====== DATA PROVIDED ======
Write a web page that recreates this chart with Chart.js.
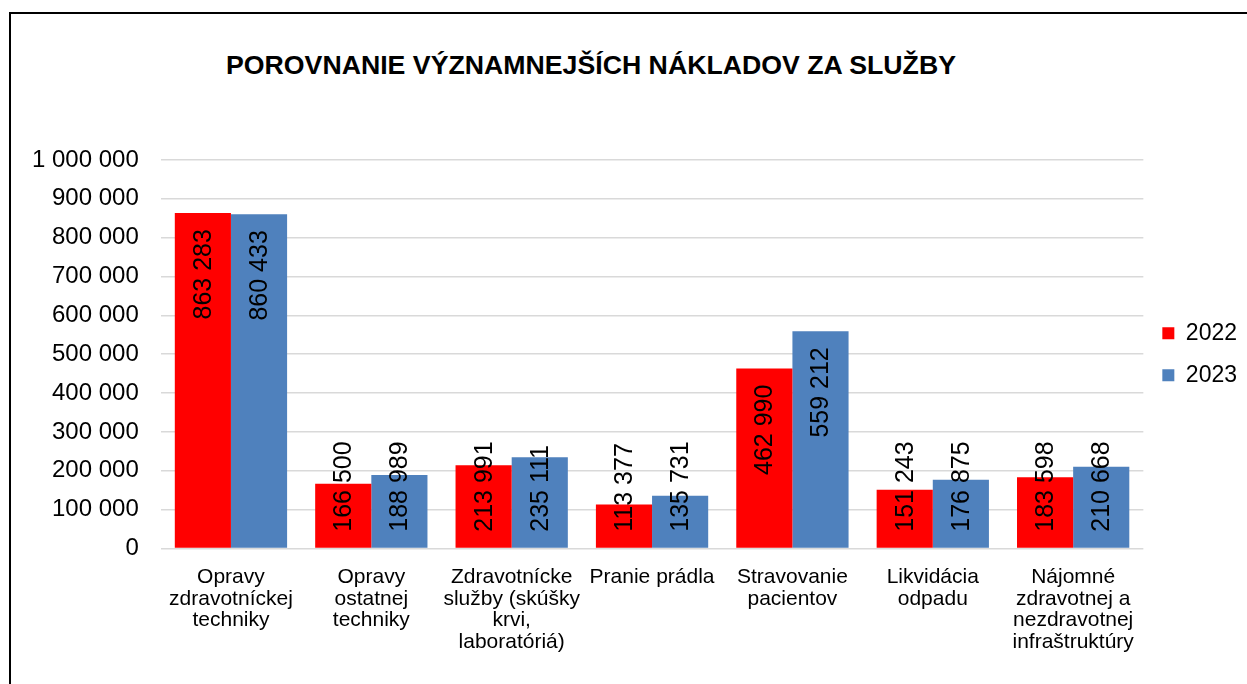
<!DOCTYPE html>
<html lang="sk">
<head>
<meta charset="utf-8">
<title>Porovnanie významnejších nákladov za služby</title>
<script src="https://cdn.jsdelivr.net/npm/chart.js@4.4.1/dist/chart.umd.min.js"></script>
<style>
  html, body { margin: 0; padding: 0; background: #fff; overflow: hidden; }
  #wrap { position: relative; width: 1247px; height: 684px; }
  #frame { position: absolute; left: 9px; top: 12px; right: -4px; bottom: -4px;
           border-left: 2px solid #000; border-top: 2px solid #000; }
  #title { position: absolute; left: 0; top: 50px; width: 1182px; line-height: 30px;
           text-align: center; font: bold 26.7px "Liberation Sans", Arial, sans-serif; color: #000; }
  #box { position: absolute; left: 0; top: 0; width: 1247px; height: 684px; }
</style>
</head>
<body>
<div id="wrap">
  <div id="frame"></div>
  <div id="title">POROVNANIE VÝZNAMNEJŠÍCH NÁKLADOV ZA SLUŽBY</div>
  <div id="box"><canvas id="sluzby"></canvas></div>
</div>
<script>
const FONT = '"Liberation Sans", Arial, sans-serif';

const categories = [
  ['Opravy', 'zdravotníckej', 'techniky'],
  ['Opravy', 'ostatnej', 'techniky'],
  ['Zdravotnícke', 'služby (skúšky', 'krvi,', 'laboratóriá)'],
  'Pranie prádla',
  ['Stravovanie', 'pacientov'],
  ['Likvidácia', 'odpadu'],
  ['Nájomné', 'zdravotnej a', 'nezdravotnej', 'infraštruktúry']
];
const costs2022 = [863283, 166500, 213991, 113377, 462990, 151243, 183598];
const costs2023 = [860433, 188989, 235111, 135731, 559212, 176875, 210668];

// 1 000 000 style thousands separator
const fmt = v => String(v).replace(/\B(?=(\d{3})+(?!\d))/g, ' ');

// vertical value labels inside the bars, pushed down from the bar top
const barValueLabels = {
  id: 'barValueLabels',
  afterDatasetsDraw(chart) {
    const ctx = chart.ctx;
    ctx.save();
    ctx.font = '25px ' + FONT;
    ctx.fillStyle = '#000';
    ctx.textAlign = 'left';
    ctx.textBaseline = 'middle';
    chart.data.datasets.forEach((ds, i) => {
      chart.getDatasetMeta(i).data.forEach((bar, j) => {
        const text = fmt(ds.data[j]);
        const w = ctx.measureText(text).width;
        let end = bar.y + 16 + w;
        if (end > bar.base - 16) end = bar.base - 16;
        ctx.save();
        ctx.translate(bar.x, end);
        ctx.rotate(-Math.PI / 2);
        ctx.fillText(text, 0, 1);
        ctx.restore();
      });
    });
    ctx.restore();
  }
};

new Chart(document.getElementById('sluzby'), {
  type: 'bar',
  data: {
    labels: categories,
    datasets: [
      { label: '2022', data: costs2022, backgroundColor: '#FF0000' },
      { label: '2023', data: costs2023, backgroundColor: '#4F81BD' }
    ]
  },
  options: {
    responsive: true,
    maintainAspectRatio: false,
    animation: false,
    layout: { padding: { left: 10, right: 0, top: 160, bottom: 21 } },
    datasets: { bar: { categoryPercentage: 0.8, barPercentage: 1.0 } },
    plugins: {
      title: { display: false },
      tooltip: { enabled: false },
      legend: {
        position: 'right',
        fullSize: false,
        labels: {
          boxWidth: 12,
          boxHeight: 12,
          padding: 19,
          color: '#000',
          font: { family: FONT, size: 23 }
        }
      }
    },
    scales: {
      x: {
        grid: { display: false },
        border: { display: false },
        ticks: {
          color: '#000',
          padding: 10,
          maxRotation: 0,
          autoSkip: false,
          font: { family: FONT, size: 21, lineHeight: 1.03 }
        }
      },
      y: {
        min: 0,
        max: 1000000,
        border: { display: false },
        grid: { color: '#d9d9d9', lineWidth: 1.5, drawTicks: false },
        ticks: {
          stepSize: 100000,
          color: '#000',
          padding: 22,
          font: { family: FONT, size: 24 },
          callback: v => fmt(v)
        }
      }
    }
  },
  plugins: [barValueLabels]
});
</script>
</body>
</html>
======
» PROBLEM:
Quote each line of the listing exactly, but leave the pictures out.

» SOLUTION TO THIS PROBLEM:
Write a web page that recreates this chart with Chart.js.
<!DOCTYPE html>
<html lang="sk">
<head>
<meta charset="utf-8">
<title>Porovnanie významnejších nákladov za služby</title>
<script src="https://cdn.jsdelivr.net/npm/chart.js@4.4.1/dist/chart.umd.min.js"></script>
<style>
  html, body { margin: 0; padding: 0; background: #fff; overflow: hidden; }
  #wrap { position: relative; width: 1247px; height: 684px; }
  #frame { position: absolute; left: 9px; top: 12px; right: -4px; bottom: -4px;
           border-left: 2px solid #000; border-top: 2px solid #000; }
  #title { position: absolute; left: 0; top: 50px; width: 1182px; line-height: 30px;
           text-align: center; font: bold 26.7px "Liberation Sans", Arial, sans-serif; color: #000; }
  #box { position: absolute; left: 0; top: 0; width: 1247px; height: 684px; }
</style>
</head>
<body>
<div id="wrap">
  <div id="frame"></div>
  <div id="title">POROVNANIE VÝZNAMNEJŠÍCH NÁKLADOV ZA SLUŽBY</div>
  <div id="box"><canvas id="sluzby"></canvas></div>
</div>
<script>
const FONT = '"Liberation Sans", Arial, sans-serif';

const categories = [
  ['Opravy', 'zdravotníckej', 'techniky'],
  ['Opravy', 'ostatnej', 'techniky'],
  ['Zdravotnícke', 'služby (skúšky', 'krvi,', 'laboratóriá)'],
  'Pranie prádla',
  ['Stravovanie', 'pacientov'],
  ['Likvidácia', 'odpadu'],
  ['Nájomné', 'zdravotnej a', 'nezdravotnej', 'infraštruktúry']
];
const costs2022 = [863283, 166500, 213991, 113377, 462990, 151243, 183598];
const costs2023 = [860433, 188989, 235111, 135731, 559212, 176875, 210668];

// 1 000 000 style thousands separator
const fmt = v => String(v).replace(/\B(?=(\d{3})+(?!\d))/g, ' ');

// vertical value labels inside the bars, pushed down from the bar top
const barValueLabels = {
  id: 'barValueLabels',
  afterDatasetsDraw(chart) {
    const ctx = chart.ctx;
    ctx.save();
    ctx.font = '25px ' + FONT;
    ctx.fillStyle = '#000';
    ctx.textAlign = 'left';
    ctx.textBaseline = 'middle';
    chart.data.datasets.forEach((ds, i) => {
      chart.getDatasetMeta(i).data.forEach((bar, j) => {
        const text = fmt(ds.data[j]);
        const w = ctx.measureText(text).width;
        let end = bar.y + 16 + w;
        if (end > bar.base - 16) end = bar.base - 16;
        ctx.save();
        ctx.translate(bar.x, end);
        ctx.rotate(-Math.PI / 2);
        ctx.fillText(text, 0, 1);
        ctx.restore();
      });
    });
    ctx.restore();
  }
};

new Chart(document.getElementById('sluzby'), {
  type: 'bar',
  data: {
    labels: categories,
    datasets: [
      { label: '2022', data: costs2022, backgroundColor: '#FF0000' },
      { label: '2023', data: costs2023, backgroundColor: '#4F81BD' }
    ]
  },
  options: {
    responsive: true,
    maintainAspectRatio: false,
    animation: false,
    layout: { padding: { left: 10, right: 0, top: 160, bottom: 21 } },
    datasets: { bar: { categoryPercentage: 0.8, barPercentage: 1.0 } },
    plugins: {
      title: { display: false },
      tooltip: { enabled: false },
      legend: {
        position: 'right',
        fullSize: false,
        labels: {
          boxWidth: 12,
          boxHeight: 12,
          padding: 19,
          color: '#000',
          font: { family: FONT, size: 23 }
        }
      }
    },
    scales: {
      x: {
        grid: { display: false },
        border: { display: false },
        ticks: {
          color: '#000',
          padding: 10,
          maxRotation: 0,
          autoSkip: false,
          font: { family: FONT, size: 21, lineHeight: 1.03 }
        }
      },
      y: {
        min: 0,
        max: 1000000,
        border: { display: false },
        grid: { color: '#d9d9d9', lineWidth: 1.5, drawTicks: false },
        ticks: {
          stepSize: 100000,
          color: '#000',
          padding: 22,
          font: { family: FONT, size: 24 },
          callback: v => fmt(v)
        }
      }
    }
  },
  plugins: [barValueLabels]
});
</script>
</body>
</html>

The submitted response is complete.